▸ GIVEN EXERCISE: Look through the data below. Show each line where the string "with" occurs.
--------
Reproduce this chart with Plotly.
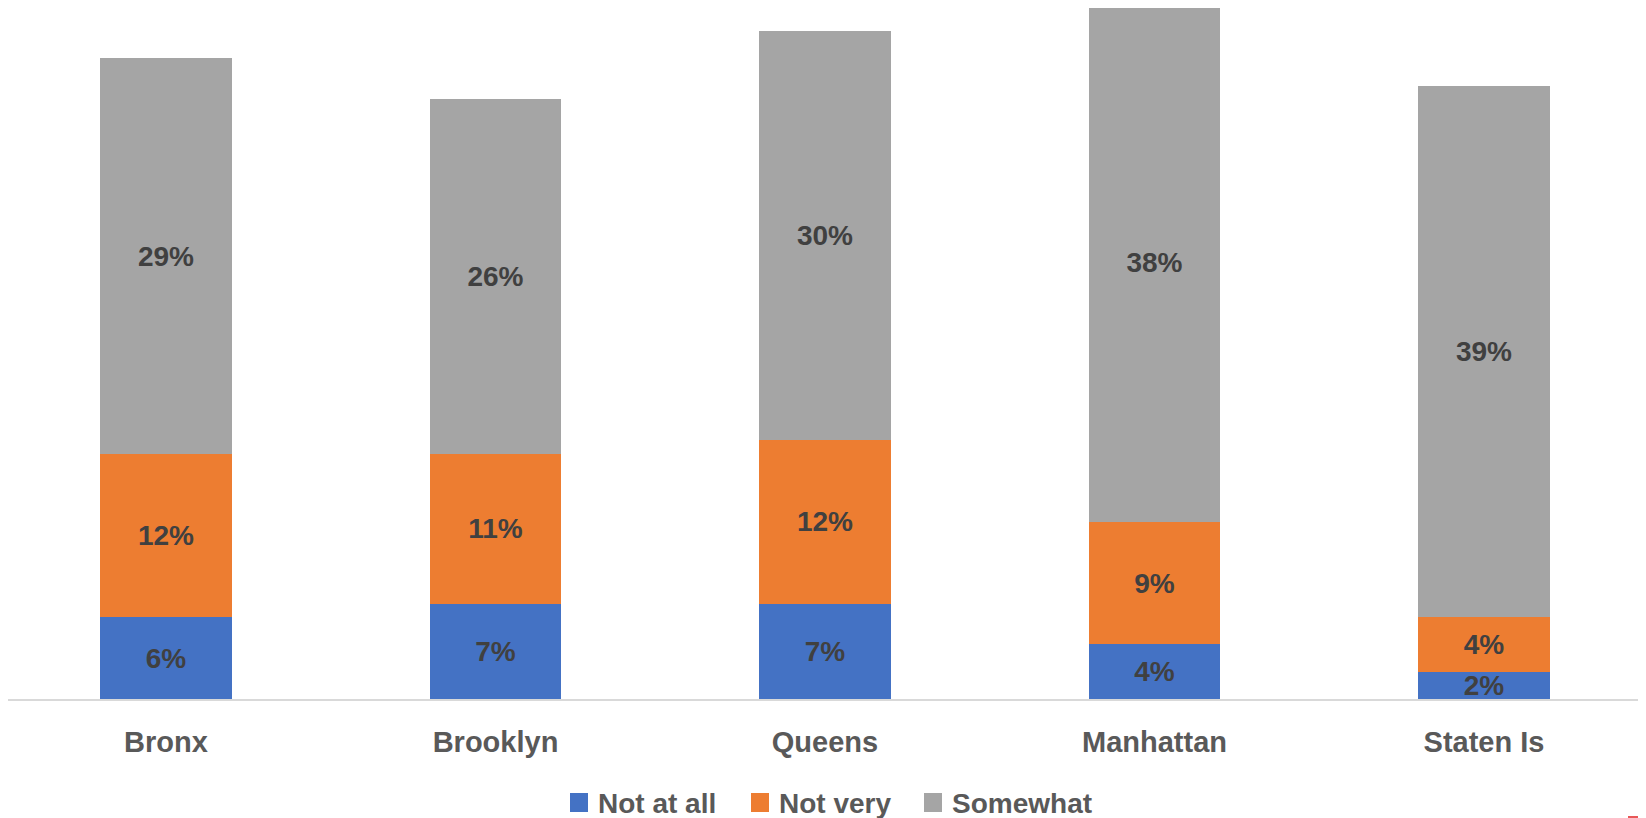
import plotly.graph_objects as go

boroughs = ["Bronx", "Brooklyn", "Queens", "Manhattan", "Staten Is"]
not_at_all = [6, 7, 7, 4, 2]
not_very = [12, 11, 12, 9, 4]
somewhat = [29, 26, 30, 38, 39]

series_names = ["Not at all", "Not very", "Somewhat"]
series_values = [not_at_all, not_very, somewhat]
series_colors = ["#4472C4", "#ED7D31", "#A5A5A5"]

FONT = "Liberation Sans"
W, H = 1638, 810          # page has an 8px body margin
PLOT_H = 691              # plot area height (t=0)
B = H - PLOT_H


def px(fx):
    return fx / W


def py(fy):
    return (PLOT_H - fy) / PLOT_H


fig = go.Figure()
for name, vals, color in zip(series_names, series_values, series_colors):
    fig.add_trace(go.Bar(
        x=boroughs, y=vals, name=name,
        marker=dict(color=color, line=dict(width=0)),
        texttemplate="%{y:.0f}%",
        textposition="inside",
        insidetextanchor="middle",
        constraintext="none",
        textangle=0,
        textfont=dict(family=FONT, size=28, color="#404040", weight="bold"),
        hoverinfo="skip",
        showlegend=False,
    ))

# custom legend (square swatch + label), positioned like the original
legend_sq_x = [562, 743, 916]
legend_tx_x = [588, 769, 942]
shapes = []
annotations = []
for name, color, sx, tx in zip(series_names, series_colors, legend_sq_x, legend_tx_x):
    shapes.append(dict(type="rect", xref="paper", yref="paper",
                       x0=px(sx), x1=px(sx + 18), y0=py(785), y1=py(804),
                       fillcolor=color, line=dict(width=0)))
    annotations.append(dict(xref="paper", yref="paper", x=px(tx), y=py(795),
                            xanchor="left", yanchor="middle", showarrow=False,
                            text=name,
                            font=dict(family=FONT, size=28, color="#595959", weight="bold")))

shapes.append(dict(type="line", xref="paper", yref="paper",
                   x0=px(1620), x1=1.0, y0=py(809), y1=py(809),
                   line=dict(color="#E02020", width=1.5)))

r0 = -158 / 329.5
r1 = r0 + W / 329.5

fig.update_layout(
    barmode="stack",
    bargap=0.6,
    width=W, height=H,
    margin=dict(l=0, r=0, t=0, b=B, autoexpand=False),
    paper_bgcolor="white", plot_bgcolor="white",
    showlegend=False,
    xaxis=dict(
        range=[r0, r1], automargin=False,
        showline=True, linecolor="#D9D9D9", linewidth=2,
        showgrid=False, zeroline=False,
        ticks="outside", ticklen=16, tickcolor="rgba(0,0,0,0)",
        tickfont=dict(family=FONT, size=29, color="#595959", weight="bold"),
    ),
    yaxis=dict(
        range=[0, PLOT_H / 13.63], visible=False, showgrid=False, zeroline=False,
        automargin=False,
    ),
    shapes=shapes,
    annotations=annotations,
)

fig.write_html("out.html")
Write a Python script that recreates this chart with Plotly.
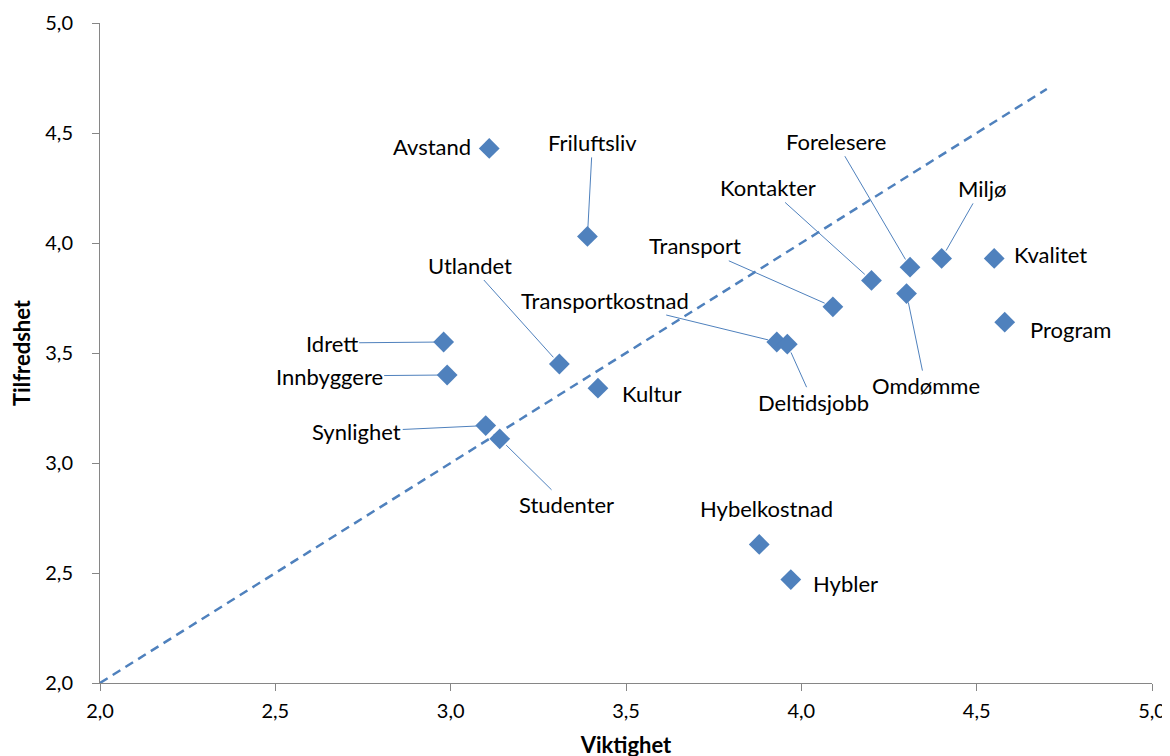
--------
▸ WORKED SOLUTION:
Reproduce this chart with Plotly.
Write a Python script that recreates this chart with Plotly.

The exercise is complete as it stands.